OBJECTIVE: Comb through the entries for "Give" and pull out each line that holds it.

Code that draws figures:
= = = =

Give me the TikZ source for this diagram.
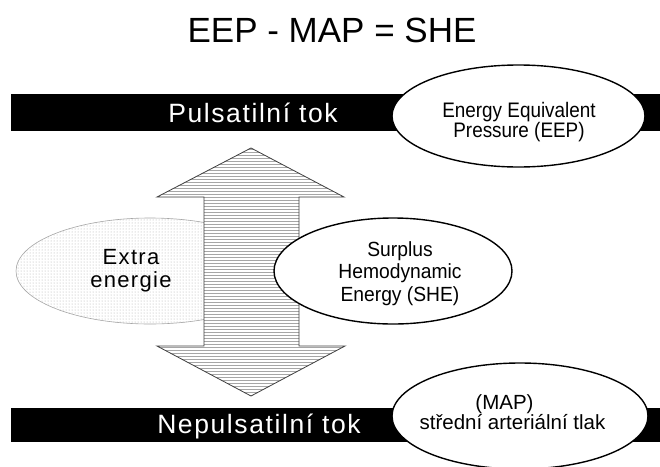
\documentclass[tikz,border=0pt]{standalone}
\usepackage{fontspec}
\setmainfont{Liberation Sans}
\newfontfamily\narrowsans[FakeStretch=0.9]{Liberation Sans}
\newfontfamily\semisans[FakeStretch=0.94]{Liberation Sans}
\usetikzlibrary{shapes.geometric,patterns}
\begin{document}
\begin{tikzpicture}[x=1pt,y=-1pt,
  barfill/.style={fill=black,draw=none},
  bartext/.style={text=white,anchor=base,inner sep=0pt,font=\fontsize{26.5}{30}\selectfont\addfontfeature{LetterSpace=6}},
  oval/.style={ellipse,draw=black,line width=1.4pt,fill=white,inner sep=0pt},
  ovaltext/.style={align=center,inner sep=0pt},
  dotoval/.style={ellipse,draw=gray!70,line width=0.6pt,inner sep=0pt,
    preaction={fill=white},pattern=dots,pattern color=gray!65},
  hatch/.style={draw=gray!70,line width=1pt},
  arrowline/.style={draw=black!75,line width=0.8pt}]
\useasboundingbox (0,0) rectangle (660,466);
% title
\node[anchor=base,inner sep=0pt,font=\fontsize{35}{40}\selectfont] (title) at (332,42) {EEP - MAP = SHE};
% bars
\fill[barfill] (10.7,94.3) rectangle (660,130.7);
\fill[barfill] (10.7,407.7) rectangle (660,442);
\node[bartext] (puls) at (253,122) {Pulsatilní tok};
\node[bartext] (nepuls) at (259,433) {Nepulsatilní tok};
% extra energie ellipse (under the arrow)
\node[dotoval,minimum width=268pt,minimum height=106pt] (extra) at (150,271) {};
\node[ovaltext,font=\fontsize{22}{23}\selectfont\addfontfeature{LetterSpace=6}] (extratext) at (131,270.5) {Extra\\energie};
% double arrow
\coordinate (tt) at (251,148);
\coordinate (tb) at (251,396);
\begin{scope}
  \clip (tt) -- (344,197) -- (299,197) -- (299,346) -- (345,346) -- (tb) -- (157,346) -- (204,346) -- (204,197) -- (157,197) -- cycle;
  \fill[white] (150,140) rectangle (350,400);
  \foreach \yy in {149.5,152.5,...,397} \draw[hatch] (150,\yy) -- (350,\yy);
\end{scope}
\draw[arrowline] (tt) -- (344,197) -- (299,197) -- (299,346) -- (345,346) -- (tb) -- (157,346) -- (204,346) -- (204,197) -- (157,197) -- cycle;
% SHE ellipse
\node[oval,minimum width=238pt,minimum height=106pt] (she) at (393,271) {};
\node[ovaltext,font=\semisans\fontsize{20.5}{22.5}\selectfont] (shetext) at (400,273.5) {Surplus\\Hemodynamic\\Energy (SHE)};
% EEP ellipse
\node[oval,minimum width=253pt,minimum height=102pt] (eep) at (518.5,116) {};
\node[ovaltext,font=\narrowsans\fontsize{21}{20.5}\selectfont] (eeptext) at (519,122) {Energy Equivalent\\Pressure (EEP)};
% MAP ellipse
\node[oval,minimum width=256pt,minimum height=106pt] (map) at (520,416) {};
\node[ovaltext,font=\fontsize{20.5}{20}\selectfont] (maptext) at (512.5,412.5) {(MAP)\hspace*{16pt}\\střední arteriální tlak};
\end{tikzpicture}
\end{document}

= = = =

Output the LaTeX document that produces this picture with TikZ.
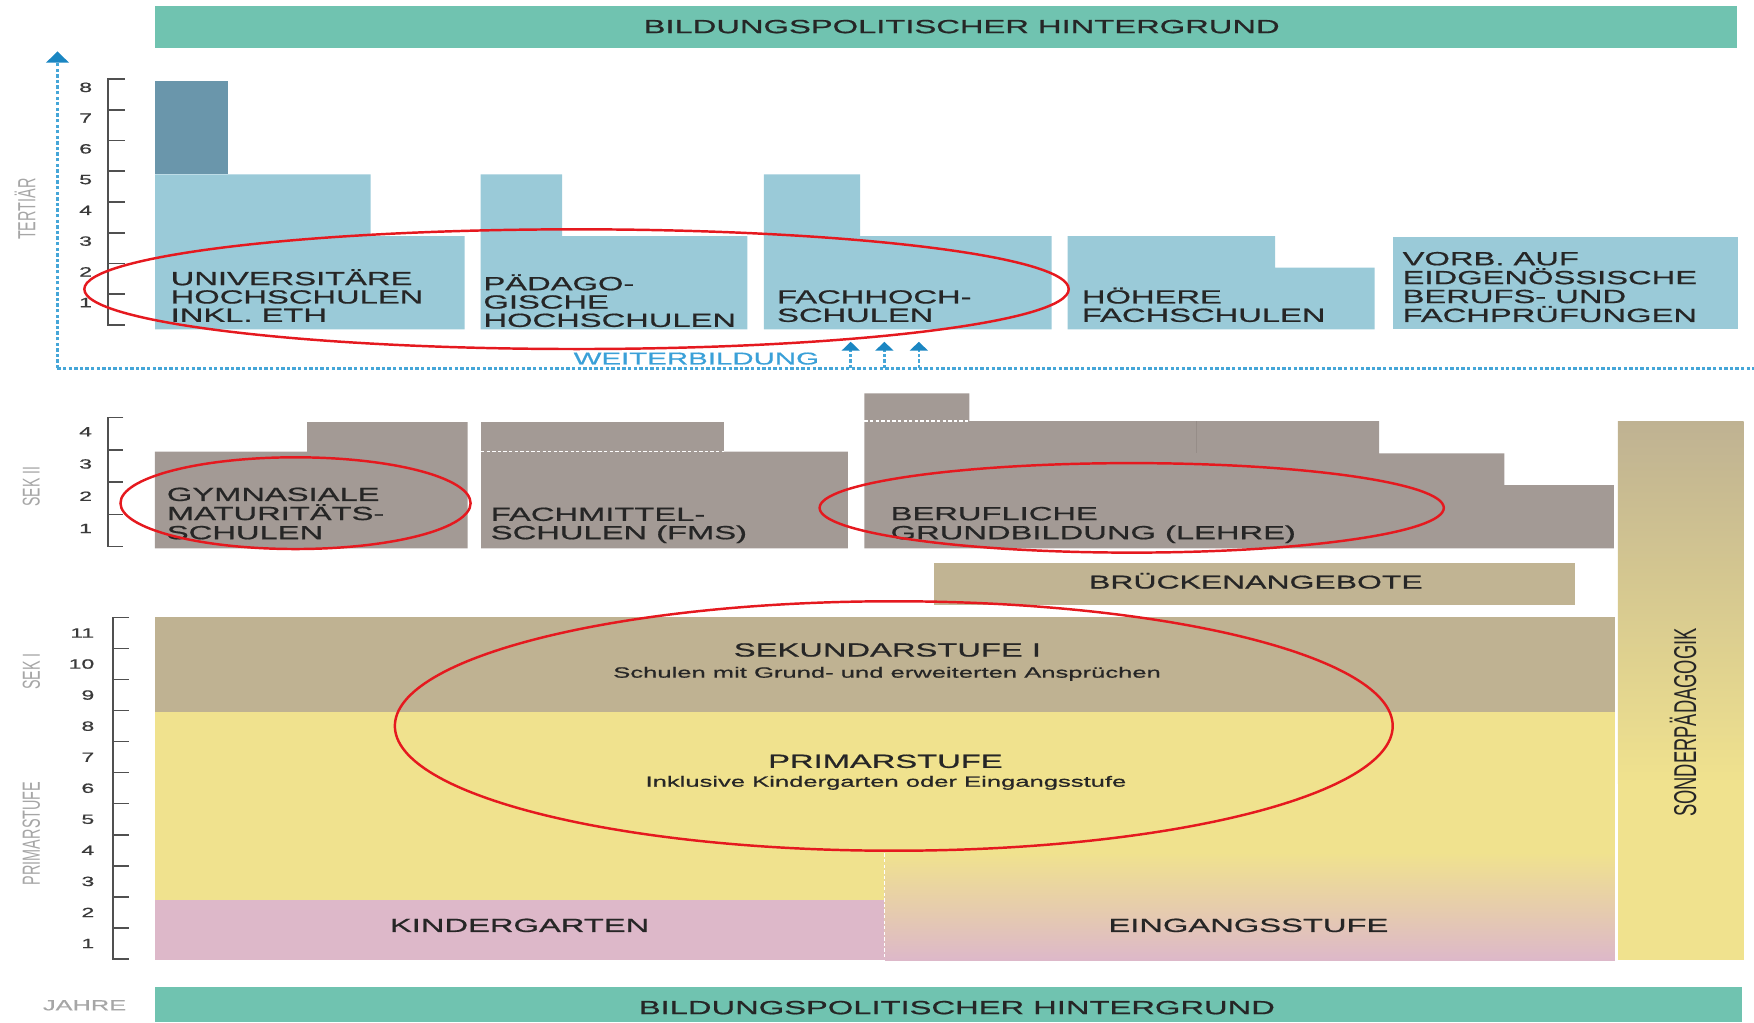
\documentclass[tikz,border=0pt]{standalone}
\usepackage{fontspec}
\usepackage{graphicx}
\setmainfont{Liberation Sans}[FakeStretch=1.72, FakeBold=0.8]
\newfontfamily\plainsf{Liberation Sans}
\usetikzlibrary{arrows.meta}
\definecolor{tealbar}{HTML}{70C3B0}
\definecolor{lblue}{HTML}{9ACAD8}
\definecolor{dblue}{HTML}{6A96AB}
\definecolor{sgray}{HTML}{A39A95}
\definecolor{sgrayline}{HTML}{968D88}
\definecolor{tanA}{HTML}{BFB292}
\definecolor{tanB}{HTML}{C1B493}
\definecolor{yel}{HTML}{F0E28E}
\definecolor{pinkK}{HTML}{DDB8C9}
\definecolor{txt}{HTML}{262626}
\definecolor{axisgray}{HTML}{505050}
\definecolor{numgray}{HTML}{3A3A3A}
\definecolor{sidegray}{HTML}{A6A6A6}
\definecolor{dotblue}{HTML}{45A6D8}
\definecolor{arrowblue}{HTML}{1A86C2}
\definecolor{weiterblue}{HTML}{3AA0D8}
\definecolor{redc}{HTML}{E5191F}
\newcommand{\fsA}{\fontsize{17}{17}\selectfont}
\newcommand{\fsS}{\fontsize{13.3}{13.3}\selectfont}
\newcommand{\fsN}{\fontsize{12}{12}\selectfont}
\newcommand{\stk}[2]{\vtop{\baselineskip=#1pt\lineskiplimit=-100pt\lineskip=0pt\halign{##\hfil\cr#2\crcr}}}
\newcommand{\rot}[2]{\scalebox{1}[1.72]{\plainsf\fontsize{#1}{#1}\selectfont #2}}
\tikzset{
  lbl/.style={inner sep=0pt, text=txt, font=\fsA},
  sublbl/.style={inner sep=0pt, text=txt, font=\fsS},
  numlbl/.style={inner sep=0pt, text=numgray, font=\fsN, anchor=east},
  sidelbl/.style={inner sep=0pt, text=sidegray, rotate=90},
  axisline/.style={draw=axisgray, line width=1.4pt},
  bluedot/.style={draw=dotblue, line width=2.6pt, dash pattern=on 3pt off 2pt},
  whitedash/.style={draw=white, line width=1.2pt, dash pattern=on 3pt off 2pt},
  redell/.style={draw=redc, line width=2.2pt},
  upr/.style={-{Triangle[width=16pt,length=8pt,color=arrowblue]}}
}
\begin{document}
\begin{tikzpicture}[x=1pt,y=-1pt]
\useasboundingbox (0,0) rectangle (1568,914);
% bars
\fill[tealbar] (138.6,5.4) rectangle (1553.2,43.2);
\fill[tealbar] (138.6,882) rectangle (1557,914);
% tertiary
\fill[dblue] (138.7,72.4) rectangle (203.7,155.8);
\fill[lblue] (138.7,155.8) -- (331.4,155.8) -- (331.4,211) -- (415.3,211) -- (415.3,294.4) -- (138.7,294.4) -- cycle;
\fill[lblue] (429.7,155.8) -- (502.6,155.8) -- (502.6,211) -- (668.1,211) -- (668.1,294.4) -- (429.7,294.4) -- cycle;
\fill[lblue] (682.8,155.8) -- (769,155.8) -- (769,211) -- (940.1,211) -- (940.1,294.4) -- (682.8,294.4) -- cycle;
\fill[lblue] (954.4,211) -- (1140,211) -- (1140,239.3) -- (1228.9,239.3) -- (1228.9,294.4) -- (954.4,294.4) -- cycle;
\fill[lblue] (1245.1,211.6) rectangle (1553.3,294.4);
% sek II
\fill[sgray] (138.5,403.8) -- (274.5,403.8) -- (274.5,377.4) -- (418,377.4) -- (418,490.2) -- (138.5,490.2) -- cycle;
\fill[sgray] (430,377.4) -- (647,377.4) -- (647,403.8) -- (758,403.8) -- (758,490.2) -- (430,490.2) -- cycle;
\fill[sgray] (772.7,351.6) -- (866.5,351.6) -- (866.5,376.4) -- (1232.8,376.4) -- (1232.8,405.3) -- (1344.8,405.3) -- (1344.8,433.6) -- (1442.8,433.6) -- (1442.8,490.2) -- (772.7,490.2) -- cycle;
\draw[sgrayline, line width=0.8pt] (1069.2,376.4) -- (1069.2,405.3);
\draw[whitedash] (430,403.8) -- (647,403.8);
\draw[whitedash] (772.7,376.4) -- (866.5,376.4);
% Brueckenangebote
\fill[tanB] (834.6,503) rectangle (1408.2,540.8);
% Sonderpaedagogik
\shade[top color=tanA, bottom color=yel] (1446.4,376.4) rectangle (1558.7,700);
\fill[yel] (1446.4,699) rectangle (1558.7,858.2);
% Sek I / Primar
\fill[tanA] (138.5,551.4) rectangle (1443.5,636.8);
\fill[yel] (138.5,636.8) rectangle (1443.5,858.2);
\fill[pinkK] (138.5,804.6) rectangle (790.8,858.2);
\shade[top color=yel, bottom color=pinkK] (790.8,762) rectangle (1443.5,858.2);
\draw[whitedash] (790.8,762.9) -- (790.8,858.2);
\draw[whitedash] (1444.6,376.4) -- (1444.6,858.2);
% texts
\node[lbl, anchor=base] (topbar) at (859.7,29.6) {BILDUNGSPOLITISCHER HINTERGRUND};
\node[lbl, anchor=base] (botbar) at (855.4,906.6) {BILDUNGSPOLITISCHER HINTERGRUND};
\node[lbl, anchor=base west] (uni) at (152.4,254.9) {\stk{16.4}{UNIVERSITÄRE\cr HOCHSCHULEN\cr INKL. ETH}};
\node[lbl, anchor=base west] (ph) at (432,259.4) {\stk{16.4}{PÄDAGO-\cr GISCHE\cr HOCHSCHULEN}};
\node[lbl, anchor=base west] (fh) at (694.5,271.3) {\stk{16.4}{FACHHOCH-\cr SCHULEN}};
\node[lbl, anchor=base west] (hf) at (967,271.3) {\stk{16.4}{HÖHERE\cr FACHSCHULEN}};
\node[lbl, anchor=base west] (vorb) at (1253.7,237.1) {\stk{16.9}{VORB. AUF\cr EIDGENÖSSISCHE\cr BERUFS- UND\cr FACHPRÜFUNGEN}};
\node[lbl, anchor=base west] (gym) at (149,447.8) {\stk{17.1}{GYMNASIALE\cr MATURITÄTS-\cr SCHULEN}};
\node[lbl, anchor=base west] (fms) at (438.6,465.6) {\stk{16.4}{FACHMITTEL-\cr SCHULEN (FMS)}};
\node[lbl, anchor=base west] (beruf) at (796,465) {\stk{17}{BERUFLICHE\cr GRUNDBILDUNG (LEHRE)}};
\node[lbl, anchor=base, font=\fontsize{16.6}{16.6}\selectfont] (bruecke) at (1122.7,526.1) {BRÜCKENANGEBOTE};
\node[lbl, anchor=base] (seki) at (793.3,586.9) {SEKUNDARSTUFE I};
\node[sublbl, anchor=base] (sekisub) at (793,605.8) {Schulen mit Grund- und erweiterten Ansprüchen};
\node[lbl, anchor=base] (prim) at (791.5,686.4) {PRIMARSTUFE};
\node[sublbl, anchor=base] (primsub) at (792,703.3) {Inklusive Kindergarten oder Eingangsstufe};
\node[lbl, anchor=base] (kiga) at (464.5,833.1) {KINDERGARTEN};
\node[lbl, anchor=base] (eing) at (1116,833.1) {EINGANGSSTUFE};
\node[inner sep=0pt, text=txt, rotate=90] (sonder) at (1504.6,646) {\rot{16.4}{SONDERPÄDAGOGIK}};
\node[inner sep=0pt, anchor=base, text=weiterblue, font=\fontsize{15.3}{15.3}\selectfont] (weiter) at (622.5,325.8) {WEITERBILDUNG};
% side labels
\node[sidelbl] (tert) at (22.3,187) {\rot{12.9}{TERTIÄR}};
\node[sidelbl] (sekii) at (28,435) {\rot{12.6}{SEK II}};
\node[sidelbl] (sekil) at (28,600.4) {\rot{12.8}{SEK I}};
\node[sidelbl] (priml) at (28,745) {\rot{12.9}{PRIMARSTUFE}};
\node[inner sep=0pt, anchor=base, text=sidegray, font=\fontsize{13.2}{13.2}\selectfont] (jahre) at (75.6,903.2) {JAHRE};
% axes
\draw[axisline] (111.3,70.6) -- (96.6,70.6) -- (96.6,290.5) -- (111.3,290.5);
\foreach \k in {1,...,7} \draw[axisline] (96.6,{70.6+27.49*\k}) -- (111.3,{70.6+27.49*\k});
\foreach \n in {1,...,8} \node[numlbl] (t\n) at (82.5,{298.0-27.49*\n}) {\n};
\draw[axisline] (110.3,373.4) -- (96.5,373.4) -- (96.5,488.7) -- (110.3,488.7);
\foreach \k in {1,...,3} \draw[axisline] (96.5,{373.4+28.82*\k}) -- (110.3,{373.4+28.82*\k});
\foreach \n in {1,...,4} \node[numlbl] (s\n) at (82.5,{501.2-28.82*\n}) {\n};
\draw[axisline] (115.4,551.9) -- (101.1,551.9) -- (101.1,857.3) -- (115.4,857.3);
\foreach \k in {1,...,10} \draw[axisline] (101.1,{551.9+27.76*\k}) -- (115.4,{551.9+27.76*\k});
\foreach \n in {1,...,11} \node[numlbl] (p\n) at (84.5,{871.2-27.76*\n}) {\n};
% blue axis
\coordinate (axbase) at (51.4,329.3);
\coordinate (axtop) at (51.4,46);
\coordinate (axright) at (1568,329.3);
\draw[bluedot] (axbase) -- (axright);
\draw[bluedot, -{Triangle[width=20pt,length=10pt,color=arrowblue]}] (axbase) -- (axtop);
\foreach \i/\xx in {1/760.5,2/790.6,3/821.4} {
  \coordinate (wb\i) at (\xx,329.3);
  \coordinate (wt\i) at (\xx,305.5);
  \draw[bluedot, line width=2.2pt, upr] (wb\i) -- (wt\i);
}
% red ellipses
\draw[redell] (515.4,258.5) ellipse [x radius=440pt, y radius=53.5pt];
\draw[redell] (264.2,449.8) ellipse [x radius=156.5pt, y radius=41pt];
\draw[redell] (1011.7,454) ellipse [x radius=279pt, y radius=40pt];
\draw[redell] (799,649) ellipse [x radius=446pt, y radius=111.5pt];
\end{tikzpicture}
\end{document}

= = = =

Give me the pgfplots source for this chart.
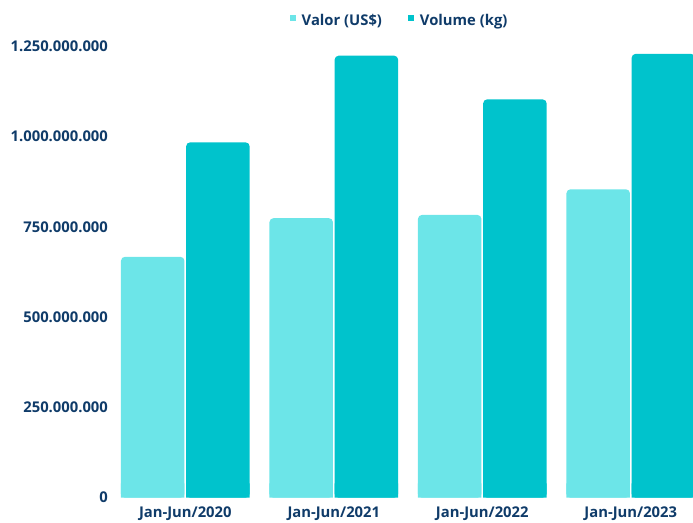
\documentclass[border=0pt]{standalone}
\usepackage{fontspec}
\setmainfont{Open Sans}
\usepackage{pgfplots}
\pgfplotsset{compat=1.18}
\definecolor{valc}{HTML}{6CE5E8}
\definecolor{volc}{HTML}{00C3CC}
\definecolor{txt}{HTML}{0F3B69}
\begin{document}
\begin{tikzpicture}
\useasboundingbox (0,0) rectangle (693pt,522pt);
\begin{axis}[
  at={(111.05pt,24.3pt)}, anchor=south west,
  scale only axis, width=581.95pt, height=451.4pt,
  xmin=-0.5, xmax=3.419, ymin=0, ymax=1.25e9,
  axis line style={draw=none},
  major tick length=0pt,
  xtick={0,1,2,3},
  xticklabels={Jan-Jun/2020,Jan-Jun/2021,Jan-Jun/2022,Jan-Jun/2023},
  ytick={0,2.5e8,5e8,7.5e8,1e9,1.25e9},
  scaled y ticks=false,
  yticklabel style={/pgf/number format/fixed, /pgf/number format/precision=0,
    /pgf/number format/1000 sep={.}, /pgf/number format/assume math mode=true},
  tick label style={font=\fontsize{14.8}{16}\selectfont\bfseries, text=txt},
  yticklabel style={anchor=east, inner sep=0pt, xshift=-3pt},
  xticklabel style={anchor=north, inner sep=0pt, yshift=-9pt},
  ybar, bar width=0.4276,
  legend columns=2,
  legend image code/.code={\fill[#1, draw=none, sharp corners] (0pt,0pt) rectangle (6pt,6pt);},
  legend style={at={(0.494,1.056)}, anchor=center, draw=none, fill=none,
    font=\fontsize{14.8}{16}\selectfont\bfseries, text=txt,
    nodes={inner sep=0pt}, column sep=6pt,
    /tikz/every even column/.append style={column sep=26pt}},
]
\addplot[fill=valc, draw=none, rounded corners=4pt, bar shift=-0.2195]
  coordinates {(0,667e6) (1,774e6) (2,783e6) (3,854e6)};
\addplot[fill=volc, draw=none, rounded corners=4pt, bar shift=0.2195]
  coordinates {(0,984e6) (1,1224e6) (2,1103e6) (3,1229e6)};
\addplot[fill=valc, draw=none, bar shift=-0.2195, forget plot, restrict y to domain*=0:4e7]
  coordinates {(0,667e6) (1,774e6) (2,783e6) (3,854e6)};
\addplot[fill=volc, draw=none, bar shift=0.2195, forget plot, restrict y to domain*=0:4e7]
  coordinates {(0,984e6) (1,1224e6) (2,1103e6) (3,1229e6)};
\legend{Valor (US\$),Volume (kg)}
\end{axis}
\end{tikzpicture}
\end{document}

= = = =

EXERCISE SOLUTION:
Give me the TikZ source for this diagram.
Give me the pgfplots source for this chart.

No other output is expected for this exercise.